I'm ready to cry UNCLE in this holiday crazed corner of Boonieville. There are no Christmas lights to be purchased anywhere in this nutty town. SOLD OUT. I'm going to have to leave the state in order to buy some...like I'm soliciting something illegal or elicit.
Hey buddy, know where I can score any good Christmas lights? And I don't mean giant inflatable decorations...I mean lights man...honest to goodness plain old string of LIGHTS. I'm jonesin' man...come on...help a girl out.
And in other insanity...I have discovered something even more absurd than giant inflatable Christmas decorations...
Giant inflatable Christmas decorations on a TIMER.

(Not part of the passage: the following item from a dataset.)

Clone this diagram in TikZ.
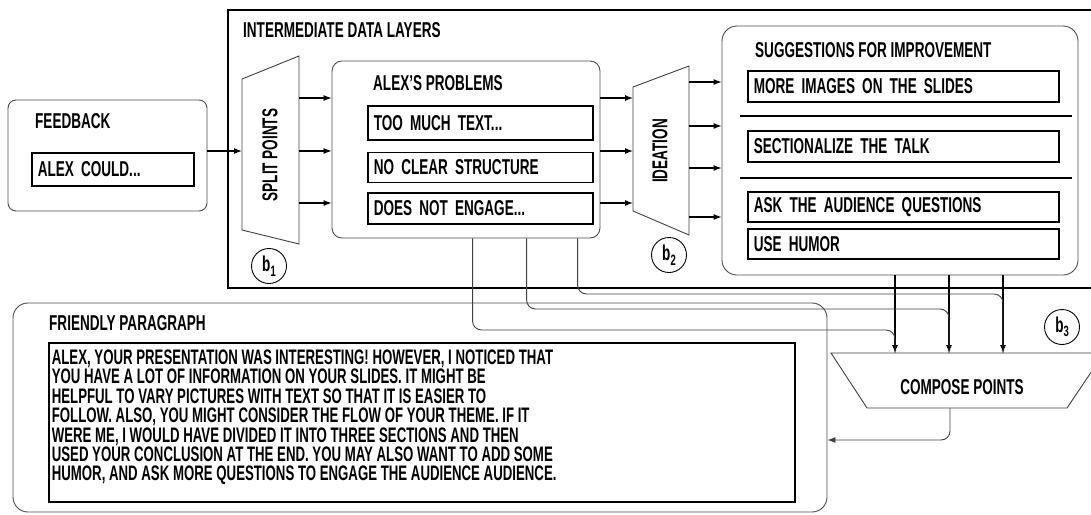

At the designated time each morning, Santa, his reindeer, and Frosty, all deflate slowly and end up laying on the lawn like someone mowed them down with an oozie. Seriously, I giggle like a crazy person all the way into work as I drive past these houses with deflated Christmas characters littering their lawns. WHAT are these people thinking? Seriously. I want to know. Energy conservation? How about not getting giant inflatable lawn decorations IN THE FIRST PLACE then? No. Instead you put them on a timer and make me do a double take everytime I THINK I see a vagrant laying on your front lawn. Come on! Do me a favor and just keep Santa and his pals blown up 24/7 (that doesn't sound quite right, does it?).